Mindful Co-Parenting is an instructive, supportive, and easy to read book for parents who are going through divorce (or for parents who were never married but are coming up with a parenting plan/custody schedule for their children). You can find both Part 1 and Part 2 of the podcast, hosted by Dr. Garin Vick, below (Part 2 is after the jump):

https://soundcloud.com/divorcewithoutdestruction/dr-jeremy-gaies-and-dr-jim-morris-mindful-co-parenting-1-of-2

https://soundcloud.com/divorcewithoutdestruction/dr-jeremy-gaies-and-dr-jim-morris-mindful-co-parenting-2-of-2

Dr. Morris and Dr. Gaies point out that the vast majority of parents love their children and only want the best for their kids; yet the children’s needs can oftentimes get lost in the adversarial divorce process.  Studies show that children whose parents engage in a high conflict divorce are the ones who suffer the most negative consequences.  Even when both parents love their children, they can sometimes have very different views about what is best for the kids, and the fight over what to do can oftentimes be much worse for the children compared to just making one decision or the other.

Dr. Gaies and Dr. Morris suggest that parents pick the divorce process that is best for them.  If they agree on all parenting issues, and have little to no assets and debts to divide, then mediation or a do-it-yourself divorce may be best for the family.  If the divorce is more complicated, than for most families a collaborative divorce is likely to be the best process.  Psychologically speaking, only as a last resort and in extreme situations (such as when there is severe mental illness or ongoing domestic violence) should parties consider going through the litigation process.

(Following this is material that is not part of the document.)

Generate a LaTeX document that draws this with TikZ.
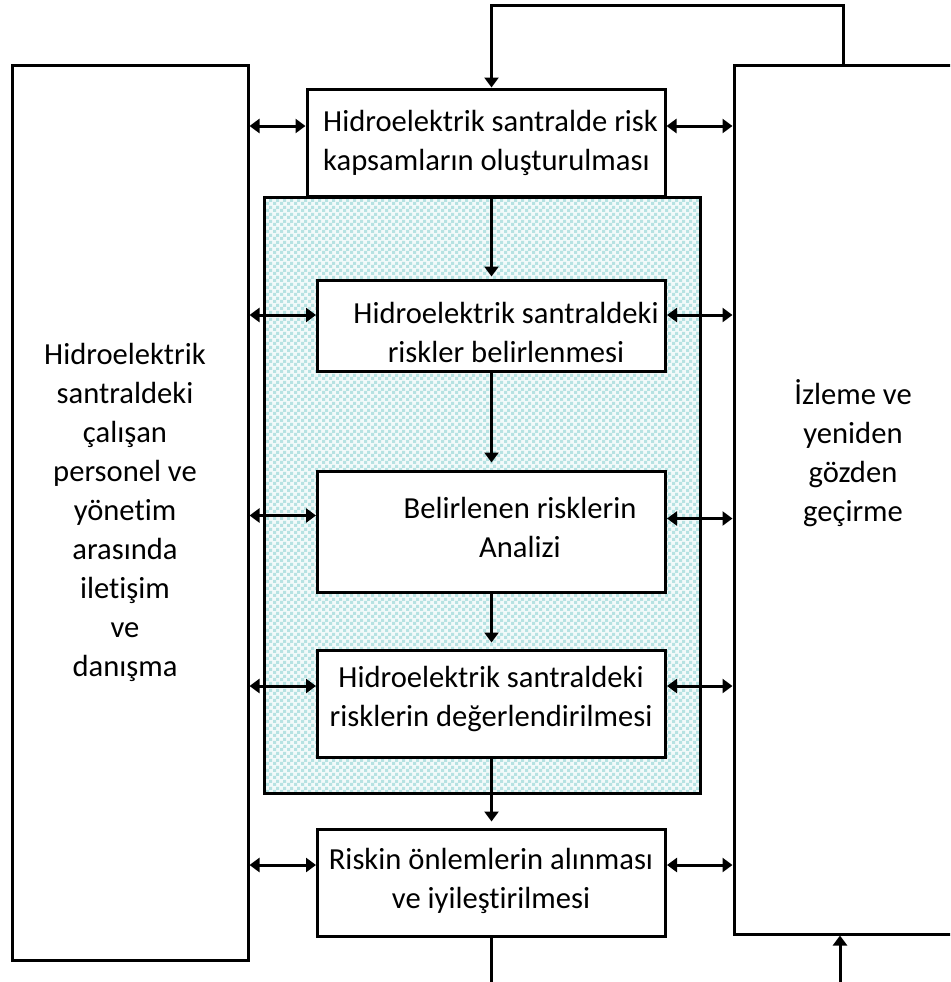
\documentclass[tikz,border=0pt]{standalone}
\usepackage{fontspec}
\setmainfont{Carlito}[RawFeature=-liga]
\usetikzlibrary{arrows.meta,patterns,calc}
\pgfdeclarepatternformonly{mychecker}{\pgfpointorigin}{\pgfqpoint{7pt}{7pt}}{\pgfqpoint{7pt}{7pt}}{%
  \pgfpathrectangle{\pgfpointorigin}{\pgfqpoint{3.5pt}{3.5pt}}%
  \pgfpathrectangle{\pgfqpoint{3.5pt}{3.5pt}}{\pgfqpoint{3.5pt}{3.5pt}}%
  \pgfusepath{fill}}
\definecolor{tealA}{RGB}{182,226,226}
\definecolor{tealB}{RGB}{242,250,250}
\begin{document}
\begin{tikzpicture}[x=1pt,y=-1pt,
  box/.style={draw,line width=3pt,fill=white,inner sep=0pt},
  txt/.style={align=center,inner sep=0pt,font=\fontsize{30.6}{39}\selectfont},
  arr/.style={line width=3pt,-{Triangle[length=10pt,width=14pt]}},
  dbl/.style={line width=3pt,{Triangle[length=10pt,width=14pt]}-{Triangle[length=10pt,width=14pt]}},
  ln/.style={line width=3pt}]
\useasboundingbox (0,0) rectangle (950,982);
\clip (0,0) rectangle (950,982);
\fill[white] (0,0) rectangle (950,982);
% shaded area
\fill[tealB] (264.5,197) rectangle (700,793);
\path[pattern=mychecker,pattern color=tealA] (264.5,197) rectangle (700,793);
\draw[line width=3pt] (264.5,197) rectangle (700,793);
% boxes
\node[box,minimum width=236pt,minimum height=894pt] (L) at (130,513) {};
\node[box,minimum width=266pt,minimum height=868pt] (R) at (867,500) {};
\node[box,minimum width=358pt,minimum height=107pt] (B1) at (486,142.5) {};
\node[box,minimum width=348pt,minimum height=91pt] (B2) at (491.5,325.5) {};
\node[box,minimum width=348pt,minimum height=121pt] (B3) at (491.5,531.5) {};
\node[box,minimum width=348pt,minimum height=107pt] (B4) at (491.5,703.5) {};
\node[box,minimum width=348pt,minimum height=107pt] (B5) at (491.5,882.5) {};
% texts
\node[txt,align=left,anchor=west] (tB1) at (323,143) {Hidroelektrik santralde risk\\kapsamların oluşturulması};
\node[txt] (tB2) at (506,332) {Hidroelektrik santraldeki\\riskler belirlenmesi};
\node[txt] (tB3) at (520,527) {Belirlenen risklerin\\Analizi};
\node[txt] (tB4) at (491,699) {Hidroelektrik santraldeki\\risklerin değerlendirilmesi};
\node[txt] (tB5) at (491,881) {Riskin önlemlerin alınması\\ve iyileştirilmesi};
\node[txt] (tL) at (125,512) {Hidroelektrik\\santraldeki\\çalışan\\personel ve\\yönetim\\arasında\\iletişim\\ve\\danışma};
\node[txt] (tR) at (853,453) {İzleme ve\\yeniden\\gözden\\geçirme};
% vertical flow
\draw[arr,shorten >=2pt] (B2.north |- B1.south) -- (B2.north);
\draw[arr,shorten >=7pt] (B2.south) -- (B3.north);
\draw[arr,shorten >=6pt] (B3.south) -- (B4.north);
\draw[arr,shorten >=6pt] (B4.south) -- (B5.north);
% feedback loop
\coordinate (fbx) at (843,6);
\coordinate (bot1) at (492,990);
\coordinate (bot2) at (840,990);
\draw[arr] (fbx |- R.north) -- (fbx) -| (B1.north -| B2.north);
\draw[ln] (B5.south) -- (bot1 -| B5.south);
\draw[arr] (bot2) -- (bot2 |- R.south);
% double arrows
\coordinate (l1) at ([yshift=16.5pt]B1.west);
\coordinate (l2) at ([yshift=10.5pt]B2.west);
\coordinate (l3) at ([yshift=16pt]B3.west);
\coordinate (l4) at ([yshift=17.5pt]B4.west);
\coordinate (l5) at ([yshift=17.5pt]B5.west);
\coordinate (r1) at ([yshift=16.5pt]B1.east);
\coordinate (r2) at ([yshift=10.5pt]B2.east);
\coordinate (r3) at ([yshift=13pt]B3.east);
\coordinate (r4) at ([yshift=17.5pt]B4.east);
\coordinate (r5) at ([yshift=17.5pt]B5.east);
\foreach \i in {1,...,5}{
  \draw[dbl] (L.east |- l\i) -- (l\i);
  \draw[dbl] (r\i) -- (R.west |- r\i);
}
\end{tikzpicture}
\end{document}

The doctors emphasize that there is a way to go through divorce peacefully, even when one of the spouses is seen as difficult.  Collaborative practice oftentimes uses facilitators who are psychologists or mental health counselors, and it is unique in that it uses a team approach.  Dr. Gaies and Dr. Morris reported how, in many of their cases, they have seen divorcing spouses provide emotional support to one another during settlement discussions.  It is also not uncommon for one spouse’s attorney to reach out to the other spouse to provide him or her comfort during difficult discussions.

Dr. Morris, Dr. Gaies, Dr. Vick, and Adam B. Cordover are all members of Florida’s largest collaborative practice group, Next Generation Divorce.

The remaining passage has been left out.